Directed by Lisa Cholodenko Starring Julianne Moore, Annette Bening, Mark Ruffalo, Mia Wasikowska, Josh Hutcherson, Eddie Hassell, Yaya DaCosta 16 cert, gen release, 105 min
Modern family life gets examined in this funny and sombre film, writes Donald Clarke
IF YOU KNOW anything about Lisa Cholodenko’s critically acclaimed serious comedy you probably know that it stars Annette Bening and Julianne Moore as a pair of lesbian moms.
Is this a normal family? It most certainly is not. Nic (Bening), an obstetrician, and Jules (Moore), an inveterate dabbler, live in that part of southern California where every sneaker is made from organic hemp and every window looks out over verdant fauna. You can’t pass a pumpkin without hearing somebody in German spectacles discussing the relative merits of Napa vintages.
It is no surprise that the film’s one unqualified villain – a pal to the women’s son – is a sweary jock with mainstream suburban values. This is not a normal environment at all.
The sameness of the parents’ gender is, however, barely worth commenting on. It would be facile to state that the film could work fluently with a differently sexed couple – incidentally, why would you wish such a change? – but the ancient familiarity of the traumas assailing the heroines offers disturbing news about the unshakable nature of couple dynamics. In short, Nic and Jules are useless in much the same way as any other middle-aged couple.
Things start to fall apart when Laser (Josh Hutcherson), the couple’s unfortunately named son, declares an interest in meeting the person who supplied his parents with sperm. Laser is still too young to demand the information, but his older sister Joni (Mia Wasikowska), who also sprang from the same seed, is happy to file the papers on his behalf. The donor turns out to be Paul, a slightly befuddled, proudly independent organic food supplier (what else?), played by the effortlessly charming Mark Ruffalo.
The couple’s reactions to Paul clarify their differing approaches to love, family and ageing. Jules is tolerant of his adolescent claims to be the sort of guy society just can’t tie down. Nic pours scorn on his pretentions and worries about his enthusiasm for motorbikes and creative disorder.
It gradually emerges that Nic, for all her elegantly tussled hair and grey linens, is becoming a crusty old doctor of the Half-moon Spectacles School. Meanwhile, Jules is gestating a spectacularly clumsy mid-life crisis.
Cholodenko, director of High Artand Laurel Canyon, extracts gorgeously nuanced performances from her two leads. The film involves a busy tussle between comedy and everyday tragedy as it charts the women's drift into different types of foolishness.

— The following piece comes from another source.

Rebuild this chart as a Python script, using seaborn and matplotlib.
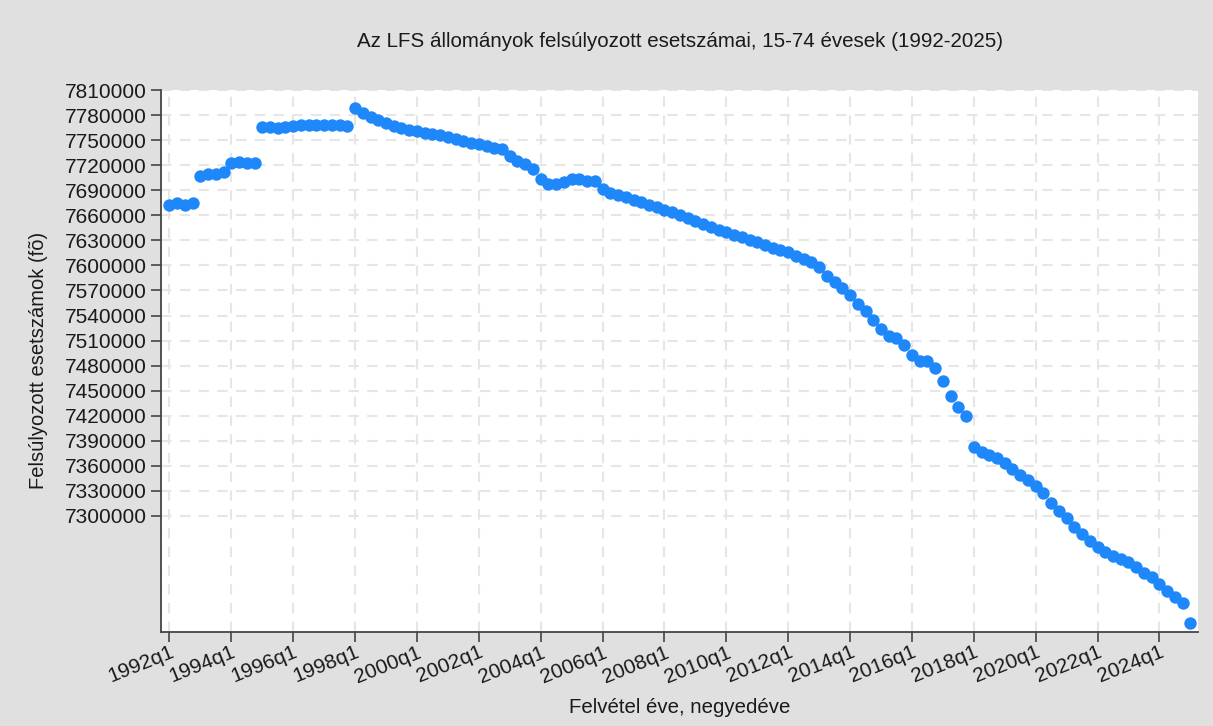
import numpy as np
import pandas as pd
import matplotlib
matplotlib.use("Agg")
import matplotlib.pyplot as plt
import seaborn as sns

# quarters 1992q1 .. 2025q1
years = list(range(1992, 2026))
quarter_labels = [f"{y}q{q}" for y in years for q in range(1, 5)][:133]

# weighted case counts (persons)
counts = [
    7672500, 7675000, 7672500, 7674500,
    7707000, 7709500, 7710000, 7711500,
    7722500, 7723500, 7722500, 7723000,
    7765500, 7765500, 7765000, 7766000, 7767500, 7768000, 7768000, 7768000,
    7768000, 7768000, 7768000, 7767500,
    7788000, 7782000, 7778000, 7774000, 7770500, 7767300, 7764000, 7762000,
    7760500, 7759000, 7757300, 7755800, 7753400, 7751000, 7749000, 7747000,
    7745000, 7743000, 7741000, 7739000,
    7730500, 7724500, 7721000, 7716000,
    7703000, 7697500, 7698000, 7699500, 7704000, 7703500, 7701500, 7701000,
    7691000, 7687000, 7684000, 7681500, 7678000, 7675500, 7672300, 7669500,
    7666300, 7663500, 7660300, 7656500,
    7653000, 7649300, 7645700, 7642500, 7639700, 7636400, 7633700, 7630800,
    7628000, 7624500, 7621000, 7618000, 7616000, 7611700, 7607300, 7603700,
    7597700, 7587700, 7579800, 7572500, 7564600, 7554000, 7545000,
    7534700, 7524000, 7516000, 7513500, 7505000, 7493000, 7485600, 7486000,
    7477000, 7462000, 7443700, 7431000, 7419800, 7383000, 7377000, 7373000,
    7369000,
    7363500, 7356300,
    7349000, 7343000, 7336000, 7328000, 7316000, 7306000, 7297300, 7287300,
    7278500, 7270500, 7262600, 7257300, 7252200, 7248200, 7245000, 7238600,
    7232200, 7226700, 7218700, 7210700, 7203500, 7196300, 7171600,
]

y_ticks = list(range(7300000, 7810001, 30000))
x_tick_labels = quarter_labels[::8]

df = pd.DataFrame({"idx": np.arange(len(counts)), "n": counts})

sns.set_style("white")
plt.rcParams['font.family'] = ['Liberation Sans', 'DejaVu Sans']

bg = "#e0e0e0"
fig = plt.figure(figsize=(12.13, 7.26), dpi=100, facecolor=bg)
ax = fig.add_axes([0.1327, 0.130, 0.855, 0.746])
ax.set_facecolor("white")

sns.scatterplot(data=df, x="idx", y="n", ax=ax, color="#1e88fb", s=80,
                linewidth=0, zorder=3, legend=False)

ax.set_xlim(-1.1, 133.0)
ax.set_ylim(7161500, 7810000)
ax.set_yticks(y_ticks)
ax.set_yticklabels([str(v) for v in y_ticks])
ax.set_xticks(np.arange(0, len(counts), 8))
ax.set_xticklabels(x_tick_labels, rotation=22, ha="right", rotation_mode="anchor")

ax.grid(True, color="#e6e6e6", linestyle=(0, (5, 4)), linewidth=1.5, zorder=0)
ax.set_axisbelow(True)

for s in ["top", "right"]:
    ax.spines[s].set_visible(False)
for s in ["left", "bottom"]:
    ax.spines[s].set_color("#444444")
    ax.spines[s].set_linewidth(1.3)

ax.tick_params(axis="both", which="major", direction="out", length=7, width=1.2,
               color="#444444", labelsize=15, labelcolor="#1a1a1a",
               left=True, bottom=True)
ax.tick_params(axis="y", pad=3)
ax.tick_params(axis="x", pad=1)

ax.set_title("Az LFS állományok felsúlyozott esetszámai, 15-74 évesek (1992-2025)",
             fontsize=14.8, color="#1a1a1a", pad=31)
ax.set_xlabel("Felvétel éve, negyedéve", fontsize=14.7, color="#1a1a1a", labelpad=8)
ax.set_ylabel("Felsúlyozott esetszámok (fõ)", fontsize=14.5, color="#1a1a1a", labelpad=12)

fig.savefig("out.png", dpi=100, facecolor=bg)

Moore, given the less tricky role, offers us a person always vulnerable to the quirks of her inner kook. Bening, who has been a bit chewy of late, is quite brilliant as a woman fighting against latent conservatism. The scene in which, having resigned herself to making an effort, she comes over all chummy to Paul is positively excruciating in its mock sincerity.
“I like this guy!” she says, using the voice parents employ when praising their three-year-olds’ finger paintings.
The director, whose earlier films were a bit smug in their modishness, also allows Nic to direct some gentle satire at the characters’ cosy, neo-hippie complacency. She suggests that if she hears “one more person go on about heirloom tomatoes” she will have some sort of meltdown. For all her crankiness and paranoia, Nic remains the sanest member of the adult contingent.
Mind you, as is often the case in real life, it is the children – still uncompromised by the hypocrisies life imposes on us all – who exhibit the coolest take on the galloping chaos. Shot beneath luminous skies in endlessly picturesque surroundings, The Kids Are All Rightis a funny film, but it offers sombre messages about the unavoidable messiness of family life.
Laser and Joni seem alternately baffled and appalled by their elders’ inability to reimpose discipline on their affairs. Get used to it, kids. There’s nothing more normal than chaos.